Mais il est difficile de trouver un promoteur qui accepte de réserver un terrain pendant plusieurs mois sans savoir s'il le vendra au bout du compte, font valoir les personnes interrogées.

Des places allouées en 2008 ont d'ailleurs été réattribuées récemment, justement parce que des terrains n'étaient plus disponibles au moment où les services de garde ont finalement obtenu le feu vert du Ministère.

Il faut aussi vérifier si les terrains sont contaminés, ce qui entraîne d'autres dépenses.

«Si je savais que le Ministère envisageait la création de mon projet seulement dans trois ans, je n'aurais pas déboursé pour une analyse de sol», raconte ainsi un directeur de CPE qui s'attend à payer quelques milliers de dollars pour préparer son projet.

Dans la métropole, les promoteurs flairent la bonne affaire. Les bons terrains se font rares et les prix ont flambé.

Le Ministère alloue environ 700 000$ aux CPE, selon le nombre de places, pour l'achat et la construction d'une installation. Ce n'est pas suffisant.

«Pour un CPE de 80 enfants, il manque en moyenne de 100 000 à 300 000$», indique le directeur interrogé.

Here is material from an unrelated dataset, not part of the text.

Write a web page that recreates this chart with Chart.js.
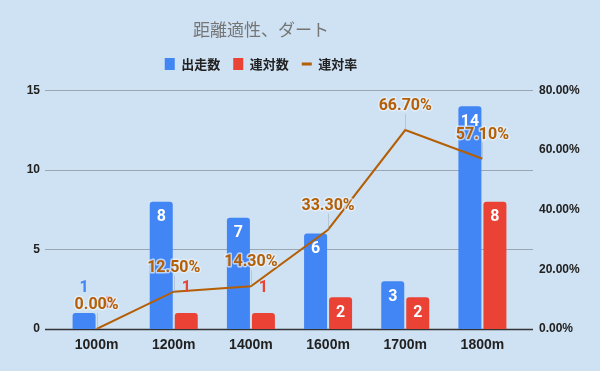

Une autre gestionnaire, directrice de deux CPE à Montréal, renchérit. «Les subventions accordées ne sont pas à la hauteur de ce qui est demandé sur le marché. Je refuse de développer n'importe où. Nous voulons un CPE de qualité», explique la femme à qui un promoteur réclamait 1,3 million pour un terrain contaminé dans l'est de Montréal.

Forte concurrence

La problématique actuelle, combinée au manque de places, crée une concurrence féroce dans le réseau des services de garde.

Depuis 2008, de nombreuses garderies privées non subventionnées ont vu le jour, offrant maintenant près de 25 000 places dans le réseau des services de garde au Québec.

Plusieurs espéraient obtenir des places à contribution réduite. Des fonctionnaires avaient d'ailleurs fait miroiter à des propriétaires que s'ils investissaient suffisamment dans leurs installations, ils seraient en bonne position au prochain appel d'offres pour des places à 7$, affirme Prescillia B. Boily, porte-parole de la Coalition des garderies privées non subventionnées du Québec et propriétaire de la garderie Les petits moulins, à Terrebonne.

Mais les garderies privées non subventionnées sont exclues du processus, a annoncé la ministre Yolande James. Elles craignent maintenant que des CPE ou des garderies subventionnées s'installent tout près. La moitié d'entre elles risquent d'ailleurs de fermer d'ici un an.

Certains CPE ont d'ailleurs tenté d'acheter des garderies privées non subventionnées. «Certaines sont de qualité. Nous allons essayer d'en acheter une au lieu de créer un nouveau projet, mais ça n'a pas fonctionné», raconte une directrice de CPE de l'est de Montréal.

Tous ces problèmes risquent de ternir l'image du réseau des services de garde, s'inquiète Pierre Fortin, économiste à l'UQAM.

«C'est un programme qui fonctionne très bien, dont les objectifs sont parfaitement adéquats, mais qui a évidemment des douleurs de croissance.»

Il cible notamment le manque de places, la qualité, la création de nouvelles places et la gestion des listes d'attente comme principaux problèmes.

En revanche, c'est un réseau rentable pour les gouvernements, fait-il valoir. Pour chaque dollar investi, les gouvernements en récupèrent 1,50$.